Bill Mandel of the Samsung Research Center in Irvine, California helped deliver a presentation co-authored with Yeong Taeg Kim that provided more insight into the HDR10+ standard.
Samsung’s dynamic metadata approach has been standardized as ST-2094-40, but HDR10+ is the practical implementation of the standard and is not as full featured. In essence, HDR10+ uses a series of Bezier basis functions to adjust the tone mapping curve on a frame-by-frame basis. The algorithm has a linear portion where it follows the PQ curve exactly and then tone maps from that point to the peak luminance capabilities of that TV or display. The data required for this is small and can easily fit within the SEI part of the HEVC encode or InfoFrame component of the HDMI stream.
The key benefit of HDR10+ or any dynamic metadata approach is to better preserve the HDR “look” on displays that have lesser performance than the mastering display. There will be a lot of HDR TVs in the market that have 300-500 cd/m² of light output, but will be receiving content mastered on 1000 cd/m² or higher luminance mastering monitors.
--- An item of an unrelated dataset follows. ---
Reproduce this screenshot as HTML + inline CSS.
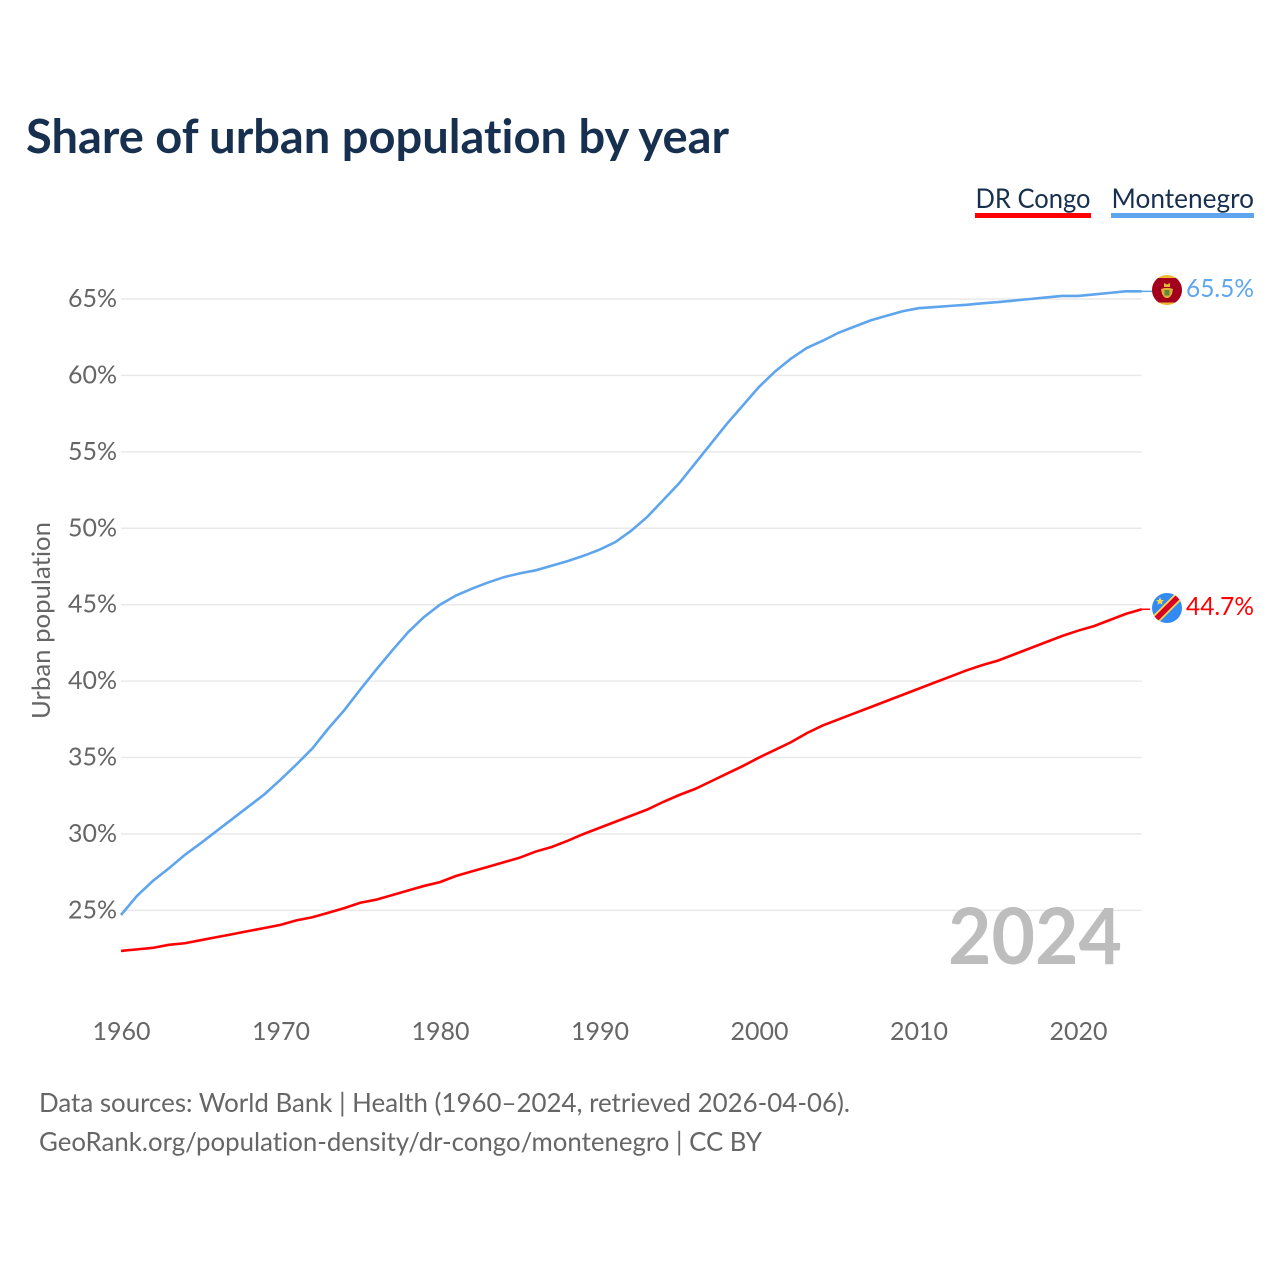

“HDR10+ is designed to use the metadata to more accurately tone map the content for the TV while preserving hues, flesh tones and highlight details,”
said Mandel. The format is also backwards compatible with HDR10 so both static and dynamic metadata is included in the content.
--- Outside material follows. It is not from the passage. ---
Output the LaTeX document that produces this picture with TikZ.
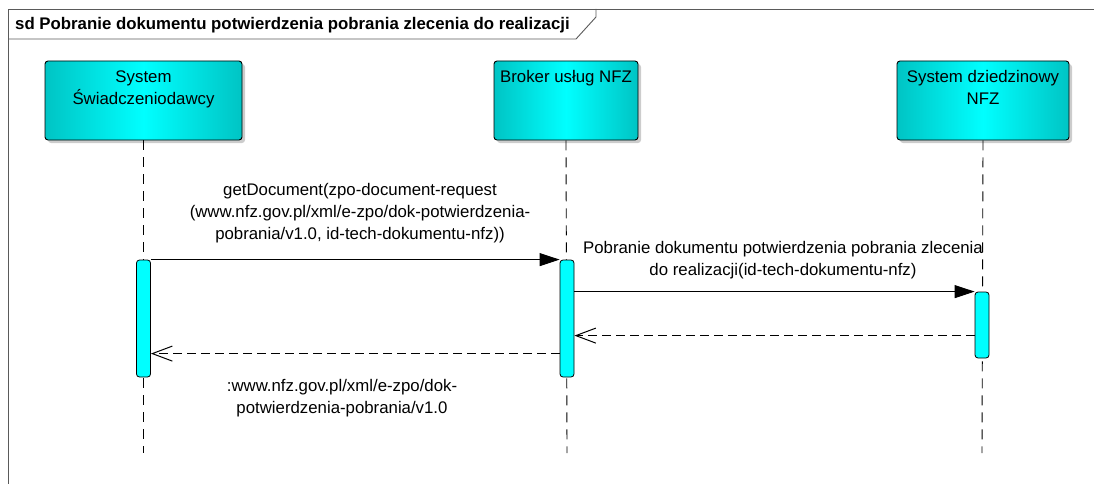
\documentclass[tikz,border=0pt]{standalone}
\usepackage{fontspec}
\setmainfont{Liberation Sans}
\usetikzlibrary{arrows.meta,shadows,calc}
\definecolor{cyanA}{RGB}{0,255,255}
\definecolor{cyanD}{RGB}{0,196,196}
\definecolor{frameC}{RGB}{90,90,90}
\begin{document}
\begin{tikzpicture}[x=1pt,y=-1pt,
  every node/.style={font=\fontsize{16.8}{22}\selectfont},
  partbox/.style={draw=black,line width=0.9pt,rounded corners=3pt,left color=cyanD,right color=cyanD,middle color=cyanA,
     minimum height=79pt,inner sep=0pt,
     drop shadow={shadow xshift=3pt,shadow yshift=-3pt,fill=black!20,opacity=1}},
  parttext/.style={anchor=north,align=center,inner sep=0pt},
  actbox/.style={draw=black,line width=0.8pt,fill=cyanA,rounded corners=3pt,minimum width=14pt,inner sep=0pt},
  lifeline/.style={line width=0.9pt,dash pattern=on 10pt off 7pt},
  syncmsg/.style={line width=0.9pt,-{Triangle[length=20pt,width=13pt]}},
  retmsg/.style={line width=0.9pt,dash pattern=on 9pt off 5pt,-{Straight Barb[length=20pt,width=15pt,line width=1pt]}},
  msglabel/.style={align=center,inner sep=0pt},
  frameline/.style={draw=frameC,line width=0.9pt}
]
\useasboundingbox (0,0) rectangle (1094,484);
% frame
\draw[frameline] (1094,9) -- (8,9) -- (8,484);
\draw[frameline] (8,39) -- (576,39) -- (596,17) -- (596,9);
\node[anchor=west,inner sep=0pt,font=\fontsize{16.8}{20}\selectfont\bfseries] (title) at (15,25) {sd Pobranie dokumentu potwierdzenia pobrania zlecenia do realizacji};

% participants
\node[partbox,minimum width=197pt] (p1) at (143.5,100.5) {};
\node[partbox,minimum width=144pt] (p2) at (566,100.5) {};
\node[partbox,minimum width=172pt] (p3) at (983,100.5) {};
\node[parttext] (p1t) at ($(p1.north)+(0,10)$) {System\\Świadczeniodawcy};
\node[parttext] (p2t) at ($(p2.north)+(0,10)$) {Broker usług NFZ};
\node[parttext] (p3t) at ($(p3.north)+(0,10)$) {System dziedzinowy\\NFZ};

% lifeline ends
\coordinate (e1) at (143.5,453);
\coordinate (e2) at (567,453);
\coordinate (e3) at (982,453);
\draw[lifeline] (p1.south) -- (e1);
\draw[lifeline] (p2.south) -- (e2);
\draw[lifeline] (p3.south) -- (e3);

% activations
\node[actbox,minimum height=117pt] (a1) at (143.5,318.5) {};
\node[actbox,minimum height=117pt] (a2) at (567,318.5) {};
\node[actbox,minimum height=66pt] (a3) at (982,325) {};

% messages
\draw[syncmsg] (a1.north east) -- (a2.north west);
\node[msglabel] (m1) at (360,213) {getDocument(zpo-document-request\\(www.nfz.gov.pl/xml/e-zpo/dok-potwierdzenia-\\pobrania/v1.0, id-tech-dokumentu-nfz))};

\draw[syncmsg] (a2.east |- a3.north) -- (a3.north west);
\node[msglabel] (m2) at (783,260) {Pobranie dokumentu potwierdzenia pobrania zlecenia\\do realizacji(id-tech-dokumentu-nfz)};

\coordinate (r3) at ($(a3.north west)+(0,44)$);
\draw[retmsg] (r3) -- (a2.east |- r3);

\coordinate (r4) at ($(a2.north west)+(0,94)$);
\draw[retmsg] (r4) -- (a1.east |- r4);
\node[msglabel] (m4) at (342,398) {:www.nfz.gov.pl/xml/e-zpo/dok-\\potwierdzenia-pobrania/v1.0};
\end{tikzpicture}
\end{document}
Mandel then provided some examples of issue with image quality when only static metadata is used such as the use of MaxCLL data to scale the tone curve. If just one pixel has a very bright luminance value, this can skew the tone mapping for the whole piece of content. Plus, without scene-by-scene metadata, the TV has to decide how to tone map the content. Sometimes this can result in preservation of the darker and mid tones with saturation of the highlights or just the opposite.
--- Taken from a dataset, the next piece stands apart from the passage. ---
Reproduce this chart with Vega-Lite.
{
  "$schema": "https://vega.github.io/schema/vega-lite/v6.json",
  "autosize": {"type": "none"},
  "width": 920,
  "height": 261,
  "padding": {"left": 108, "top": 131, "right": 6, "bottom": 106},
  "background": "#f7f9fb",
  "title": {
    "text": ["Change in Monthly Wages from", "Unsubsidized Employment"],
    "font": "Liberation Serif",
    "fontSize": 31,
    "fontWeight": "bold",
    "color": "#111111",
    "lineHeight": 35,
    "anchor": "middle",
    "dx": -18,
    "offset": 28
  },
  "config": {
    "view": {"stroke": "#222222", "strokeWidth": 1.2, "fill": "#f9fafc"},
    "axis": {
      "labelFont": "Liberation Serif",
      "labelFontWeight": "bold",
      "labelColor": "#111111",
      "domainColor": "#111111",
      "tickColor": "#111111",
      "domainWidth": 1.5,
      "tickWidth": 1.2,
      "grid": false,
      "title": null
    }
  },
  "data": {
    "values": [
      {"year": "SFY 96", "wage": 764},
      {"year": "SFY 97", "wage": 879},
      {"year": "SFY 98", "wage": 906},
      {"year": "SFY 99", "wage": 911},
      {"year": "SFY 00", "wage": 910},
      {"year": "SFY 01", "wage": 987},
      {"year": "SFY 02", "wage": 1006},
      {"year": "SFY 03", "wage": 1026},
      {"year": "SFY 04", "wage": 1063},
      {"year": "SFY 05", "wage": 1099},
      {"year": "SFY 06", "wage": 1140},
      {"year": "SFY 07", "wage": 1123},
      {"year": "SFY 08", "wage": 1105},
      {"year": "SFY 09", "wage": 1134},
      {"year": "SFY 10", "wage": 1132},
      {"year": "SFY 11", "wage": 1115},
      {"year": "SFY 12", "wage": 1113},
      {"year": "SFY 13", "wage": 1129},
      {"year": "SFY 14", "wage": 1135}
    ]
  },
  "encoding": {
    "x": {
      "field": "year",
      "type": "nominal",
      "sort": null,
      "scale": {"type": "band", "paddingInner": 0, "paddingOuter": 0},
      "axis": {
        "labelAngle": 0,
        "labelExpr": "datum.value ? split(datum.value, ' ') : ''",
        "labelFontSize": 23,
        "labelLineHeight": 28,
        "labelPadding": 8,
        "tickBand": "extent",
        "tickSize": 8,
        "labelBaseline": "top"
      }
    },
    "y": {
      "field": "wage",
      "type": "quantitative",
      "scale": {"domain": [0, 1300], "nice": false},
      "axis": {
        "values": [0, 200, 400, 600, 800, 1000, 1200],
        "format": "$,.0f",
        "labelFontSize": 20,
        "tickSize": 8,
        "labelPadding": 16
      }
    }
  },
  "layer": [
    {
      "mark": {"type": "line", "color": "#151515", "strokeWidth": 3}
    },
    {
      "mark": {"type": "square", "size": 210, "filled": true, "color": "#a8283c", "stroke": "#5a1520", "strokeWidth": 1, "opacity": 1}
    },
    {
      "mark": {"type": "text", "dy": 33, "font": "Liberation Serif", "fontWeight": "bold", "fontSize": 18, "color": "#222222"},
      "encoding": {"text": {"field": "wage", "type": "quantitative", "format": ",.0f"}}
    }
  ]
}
Functionally, 2094-40 specifies the use of a histogram of the image luminance values within a frame using percentiles. A normalized Bezier Curve is a key function of the Basis OOTF, which is a linear combination of Bernstein Basis functions. This approach is simple and is tolerant of spurious bright pixels. Passing data such as the knee point and coefficients, a tone mapping curve can be easily computed and applied to the frame.
Most importantly, the tone mapping does not have to be a simple roll-off from the knee to the peak luminance point. Complex shapes are possible to help preserve skin tone and/or highlight details.
Mandel then explained some of the HDR10+ workflow for the generation of the metadata. It starts with the high luminance master with the first step being the generation of a histogram of the luminance levels on a frame by frame basis. Samsung algorithms then generate the parameters for metadata for a new target display, for example at 300 cd/m². A colorist can then review and adjust as needed to finalize the metadata. The scene is then played back on the target display to validate the desired tone mapping. HDR10+ and HDR10 metadata is generated at the same time.
At the TV, the HEVC signal is decoded and the metadata parsed into static and dynamic components. Color conversion and volume remapping happens before the dynamic metadata is applied for tone mapping. Finally, these values are mapped to the native gamma of the display panel.
Mandel concluded by noting that Samsung is engaging throughout the full content acquisition, production, distribution, and consumption ecosystem.